:: JOB ::
Your task is to copy the listing exactly. Drop any pictures from the copy.

:: COLLECTED MATERIAL ::
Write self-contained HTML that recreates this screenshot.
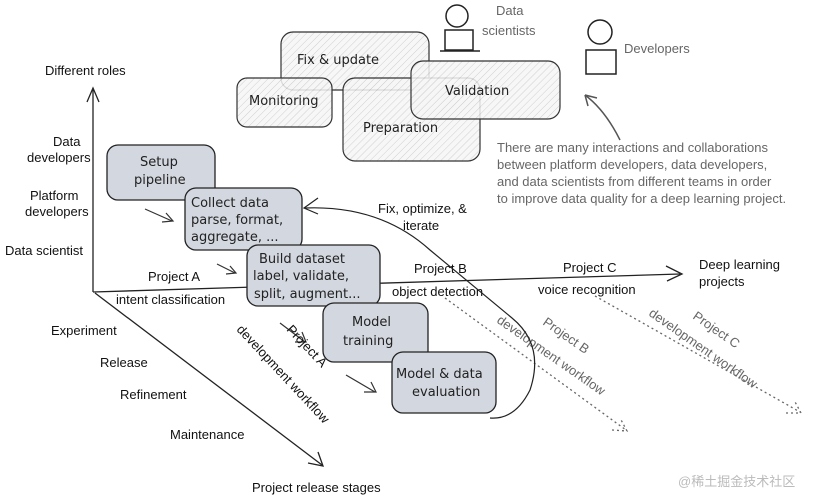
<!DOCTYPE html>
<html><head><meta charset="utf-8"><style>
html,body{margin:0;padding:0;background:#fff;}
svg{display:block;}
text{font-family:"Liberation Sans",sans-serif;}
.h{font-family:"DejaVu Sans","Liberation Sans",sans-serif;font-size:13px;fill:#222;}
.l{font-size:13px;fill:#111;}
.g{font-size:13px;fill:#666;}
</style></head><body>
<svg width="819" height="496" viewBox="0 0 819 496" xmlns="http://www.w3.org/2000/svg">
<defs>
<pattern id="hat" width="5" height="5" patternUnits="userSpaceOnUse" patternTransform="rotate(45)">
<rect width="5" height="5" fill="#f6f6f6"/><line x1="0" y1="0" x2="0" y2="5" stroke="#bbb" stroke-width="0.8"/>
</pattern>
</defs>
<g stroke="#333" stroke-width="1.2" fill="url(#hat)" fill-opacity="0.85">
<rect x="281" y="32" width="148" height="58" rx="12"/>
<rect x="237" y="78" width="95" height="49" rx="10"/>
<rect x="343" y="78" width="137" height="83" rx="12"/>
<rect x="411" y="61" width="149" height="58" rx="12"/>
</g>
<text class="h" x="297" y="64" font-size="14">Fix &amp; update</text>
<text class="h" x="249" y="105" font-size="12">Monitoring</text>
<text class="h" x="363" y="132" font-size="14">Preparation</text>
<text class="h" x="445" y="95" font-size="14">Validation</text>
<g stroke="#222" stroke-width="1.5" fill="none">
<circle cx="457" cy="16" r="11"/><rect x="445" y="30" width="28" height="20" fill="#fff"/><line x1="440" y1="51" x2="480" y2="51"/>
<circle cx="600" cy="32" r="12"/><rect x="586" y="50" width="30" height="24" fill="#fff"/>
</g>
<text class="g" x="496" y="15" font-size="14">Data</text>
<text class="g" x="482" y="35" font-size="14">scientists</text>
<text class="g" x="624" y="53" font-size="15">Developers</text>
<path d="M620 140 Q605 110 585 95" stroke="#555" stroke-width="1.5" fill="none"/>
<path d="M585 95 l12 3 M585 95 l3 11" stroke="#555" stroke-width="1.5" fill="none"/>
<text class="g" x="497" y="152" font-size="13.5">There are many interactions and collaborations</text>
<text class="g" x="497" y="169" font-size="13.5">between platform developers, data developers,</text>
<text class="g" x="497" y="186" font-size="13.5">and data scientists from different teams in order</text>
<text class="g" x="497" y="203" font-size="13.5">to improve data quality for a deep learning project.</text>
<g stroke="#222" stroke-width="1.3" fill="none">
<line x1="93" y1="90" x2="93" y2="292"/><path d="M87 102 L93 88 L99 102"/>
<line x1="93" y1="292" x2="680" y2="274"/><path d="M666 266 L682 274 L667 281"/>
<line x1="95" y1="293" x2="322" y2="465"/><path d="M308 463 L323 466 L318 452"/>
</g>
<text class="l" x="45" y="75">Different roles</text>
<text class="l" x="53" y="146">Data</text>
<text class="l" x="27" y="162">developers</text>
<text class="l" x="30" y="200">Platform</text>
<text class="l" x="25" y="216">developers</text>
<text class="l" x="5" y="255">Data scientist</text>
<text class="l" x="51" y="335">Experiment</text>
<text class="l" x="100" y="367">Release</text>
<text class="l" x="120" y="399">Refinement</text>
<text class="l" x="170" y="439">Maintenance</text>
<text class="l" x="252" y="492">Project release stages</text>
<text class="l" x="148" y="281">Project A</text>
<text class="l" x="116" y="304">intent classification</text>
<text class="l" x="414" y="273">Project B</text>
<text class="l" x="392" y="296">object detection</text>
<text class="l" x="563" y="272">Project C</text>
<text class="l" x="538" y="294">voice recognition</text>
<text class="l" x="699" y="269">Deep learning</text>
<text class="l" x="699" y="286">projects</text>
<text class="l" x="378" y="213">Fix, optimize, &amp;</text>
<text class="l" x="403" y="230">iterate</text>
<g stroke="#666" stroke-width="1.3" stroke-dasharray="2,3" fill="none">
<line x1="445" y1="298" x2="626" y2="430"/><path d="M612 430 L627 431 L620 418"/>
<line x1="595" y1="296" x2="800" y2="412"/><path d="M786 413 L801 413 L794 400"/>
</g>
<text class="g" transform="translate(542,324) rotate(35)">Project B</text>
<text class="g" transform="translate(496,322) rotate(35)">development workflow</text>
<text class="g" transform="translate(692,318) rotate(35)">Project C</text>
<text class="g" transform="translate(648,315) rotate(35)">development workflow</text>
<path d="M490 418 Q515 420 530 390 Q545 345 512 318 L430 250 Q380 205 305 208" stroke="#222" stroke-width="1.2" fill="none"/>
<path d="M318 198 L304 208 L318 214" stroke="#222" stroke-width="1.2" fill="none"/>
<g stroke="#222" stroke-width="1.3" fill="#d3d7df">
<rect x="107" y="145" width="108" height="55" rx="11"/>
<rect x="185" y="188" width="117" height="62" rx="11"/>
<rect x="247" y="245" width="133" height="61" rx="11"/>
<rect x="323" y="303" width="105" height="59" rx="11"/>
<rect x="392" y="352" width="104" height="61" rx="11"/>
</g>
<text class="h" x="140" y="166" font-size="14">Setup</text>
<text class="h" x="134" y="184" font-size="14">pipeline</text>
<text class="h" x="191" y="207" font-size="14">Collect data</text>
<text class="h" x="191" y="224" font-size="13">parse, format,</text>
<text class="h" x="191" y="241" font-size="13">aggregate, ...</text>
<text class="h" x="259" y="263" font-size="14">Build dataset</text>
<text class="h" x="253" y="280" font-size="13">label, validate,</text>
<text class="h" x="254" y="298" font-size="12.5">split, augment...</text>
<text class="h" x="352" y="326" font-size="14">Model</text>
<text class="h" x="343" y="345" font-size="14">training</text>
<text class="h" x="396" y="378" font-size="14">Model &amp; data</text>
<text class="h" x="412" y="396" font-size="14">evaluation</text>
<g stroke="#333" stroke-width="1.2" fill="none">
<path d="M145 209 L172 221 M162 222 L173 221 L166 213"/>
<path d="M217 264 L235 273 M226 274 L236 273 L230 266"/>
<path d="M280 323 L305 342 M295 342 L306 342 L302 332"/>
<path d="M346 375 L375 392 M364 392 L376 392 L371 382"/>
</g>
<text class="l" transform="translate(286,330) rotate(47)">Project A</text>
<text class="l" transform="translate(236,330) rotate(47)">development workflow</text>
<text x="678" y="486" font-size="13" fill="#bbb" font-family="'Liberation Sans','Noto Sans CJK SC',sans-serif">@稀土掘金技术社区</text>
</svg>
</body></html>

:: EXERCISE SOLUTION ::
Write self-contained HTML that recreates this screenshot.
<!DOCTYPE html>
<html><head><meta charset="utf-8"><style>
html,body{margin:0;padding:0;background:#fff;}
svg{display:block;}
text{font-family:"Liberation Sans",sans-serif;}
.h{font-family:"DejaVu Sans","Liberation Sans",sans-serif;font-size:13px;fill:#222;}
.l{font-size:13px;fill:#111;}
.g{font-size:13px;fill:#666;}
</style></head><body>
<svg width="819" height="496" viewBox="0 0 819 496" xmlns="http://www.w3.org/2000/svg">
<defs>
<pattern id="hat" width="5" height="5" patternUnits="userSpaceOnUse" patternTransform="rotate(45)">
<rect width="5" height="5" fill="#f6f6f6"/><line x1="0" y1="0" x2="0" y2="5" stroke="#bbb" stroke-width="0.8"/>
</pattern>
</defs>
<g stroke="#333" stroke-width="1.2" fill="url(#hat)" fill-opacity="0.85">
<rect x="281" y="32" width="148" height="58" rx="12"/>
<rect x="237" y="78" width="95" height="49" rx="10"/>
<rect x="343" y="78" width="137" height="83" rx="12"/>
<rect x="411" y="61" width="149" height="58" rx="12"/>
</g>
<text class="h" x="297" y="64" font-size="14">Fix &amp; update</text>
<text class="h" x="249" y="105" font-size="12">Monitoring</text>
<text class="h" x="363" y="132" font-size="14">Preparation</text>
<text class="h" x="445" y="95" font-size="14">Validation</text>
<g stroke="#222" stroke-width="1.5" fill="none">
<circle cx="457" cy="16" r="11"/><rect x="445" y="30" width="28" height="20" fill="#fff"/><line x1="440" y1="51" x2="480" y2="51"/>
<circle cx="600" cy="32" r="12"/><rect x="586" y="50" width="30" height="24" fill="#fff"/>
</g>
<text class="g" x="496" y="15" font-size="14">Data</text>
<text class="g" x="482" y="35" font-size="14">scientists</text>
<text class="g" x="624" y="53" font-size="15">Developers</text>
<path d="M620 140 Q605 110 585 95" stroke="#555" stroke-width="1.5" fill="none"/>
<path d="M585 95 l12 3 M585 95 l3 11" stroke="#555" stroke-width="1.5" fill="none"/>
<text class="g" x="497" y="152" font-size="13.5">There are many interactions and collaborations</text>
<text class="g" x="497" y="169" font-size="13.5">between platform developers, data developers,</text>
<text class="g" x="497" y="186" font-size="13.5">and data scientists from different teams in order</text>
<text class="g" x="497" y="203" font-size="13.5">to improve data quality for a deep learning project.</text>
<g stroke="#222" stroke-width="1.3" fill="none">
<line x1="93" y1="90" x2="93" y2="292"/><path d="M87 102 L93 88 L99 102"/>
<line x1="93" y1="292" x2="680" y2="274"/><path d="M666 266 L682 274 L667 281"/>
<line x1="95" y1="293" x2="322" y2="465"/><path d="M308 463 L323 466 L318 452"/>
</g>
<text class="l" x="45" y="75">Different roles</text>
<text class="l" x="53" y="146">Data</text>
<text class="l" x="27" y="162">developers</text>
<text class="l" x="30" y="200">Platform</text>
<text class="l" x="25" y="216">developers</text>
<text class="l" x="5" y="255">Data scientist</text>
<text class="l" x="51" y="335">Experiment</text>
<text class="l" x="100" y="367">Release</text>
<text class="l" x="120" y="399">Refinement</text>
<text class="l" x="170" y="439">Maintenance</text>
<text class="l" x="252" y="492">Project release stages</text>
<text class="l" x="148" y="281">Project A</text>
<text class="l" x="116" y="304">intent classification</text>
<text class="l" x="414" y="273">Project B</text>
<text class="l" x="392" y="296">object detection</text>
<text class="l" x="563" y="272">Project C</text>
<text class="l" x="538" y="294">voice recognition</text>
<text class="l" x="699" y="269">Deep learning</text>
<text class="l" x="699" y="286">projects</text>
<text class="l" x="378" y="213">Fix, optimize, &amp;</text>
<text class="l" x="403" y="230">iterate</text>
<g stroke="#666" stroke-width="1.3" stroke-dasharray="2,3" fill="none">
<line x1="445" y1="298" x2="626" y2="430"/><path d="M612 430 L627 431 L620 418"/>
<line x1="595" y1="296" x2="800" y2="412"/><path d="M786 413 L801 413 L794 400"/>
</g>
<text class="g" transform="translate(542,324) rotate(35)">Project B</text>
<text class="g" transform="translate(496,322) rotate(35)">development workflow</text>
<text class="g" transform="translate(692,318) rotate(35)">Project C</text>
<text class="g" transform="translate(648,315) rotate(35)">development workflow</text>
<path d="M490 418 Q515 420 530 390 Q545 345 512 318 L430 250 Q380 205 305 208" stroke="#222" stroke-width="1.2" fill="none"/>
<path d="M318 198 L304 208 L318 214" stroke="#222" stroke-width="1.2" fill="none"/>
<g stroke="#222" stroke-width="1.3" fill="#d3d7df">
<rect x="107" y="145" width="108" height="55" rx="11"/>
<rect x="185" y="188" width="117" height="62" rx="11"/>
<rect x="247" y="245" width="133" height="61" rx="11"/>
<rect x="323" y="303" width="105" height="59" rx="11"/>
<rect x="392" y="352" width="104" height="61" rx="11"/>
</g>
<text class="h" x="140" y="166" font-size="14">Setup</text>
<text class="h" x="134" y="184" font-size="14">pipeline</text>
<text class="h" x="191" y="207" font-size="14">Collect data</text>
<text class="h" x="191" y="224" font-size="13">parse, format,</text>
<text class="h" x="191" y="241" font-size="13">aggregate, ...</text>
<text class="h" x="259" y="263" font-size="14">Build dataset</text>
<text class="h" x="253" y="280" font-size="13">label, validate,</text>
<text class="h" x="254" y="298" font-size="12.5">split, augment...</text>
<text class="h" x="352" y="326" font-size="14">Model</text>
<text class="h" x="343" y="345" font-size="14">training</text>
<text class="h" x="396" y="378" font-size="14">Model &amp; data</text>
<text class="h" x="412" y="396" font-size="14">evaluation</text>
<g stroke="#333" stroke-width="1.2" fill="none">
<path d="M145 209 L172 221 M162 222 L173 221 L166 213"/>
<path d="M217 264 L235 273 M226 274 L236 273 L230 266"/>
<path d="M280 323 L305 342 M295 342 L306 342 L302 332"/>
<path d="M346 375 L375 392 M364 392 L376 392 L371 382"/>
</g>
<text class="l" transform="translate(286,330) rotate(47)">Project A</text>
<text class="l" transform="translate(236,330) rotate(47)">development workflow</text>
<text x="678" y="486" font-size="13" fill="#bbb" font-family="'Liberation Sans','Noto Sans CJK SC',sans-serif">@稀土掘金技术社区</text>
</svg>
</body></html>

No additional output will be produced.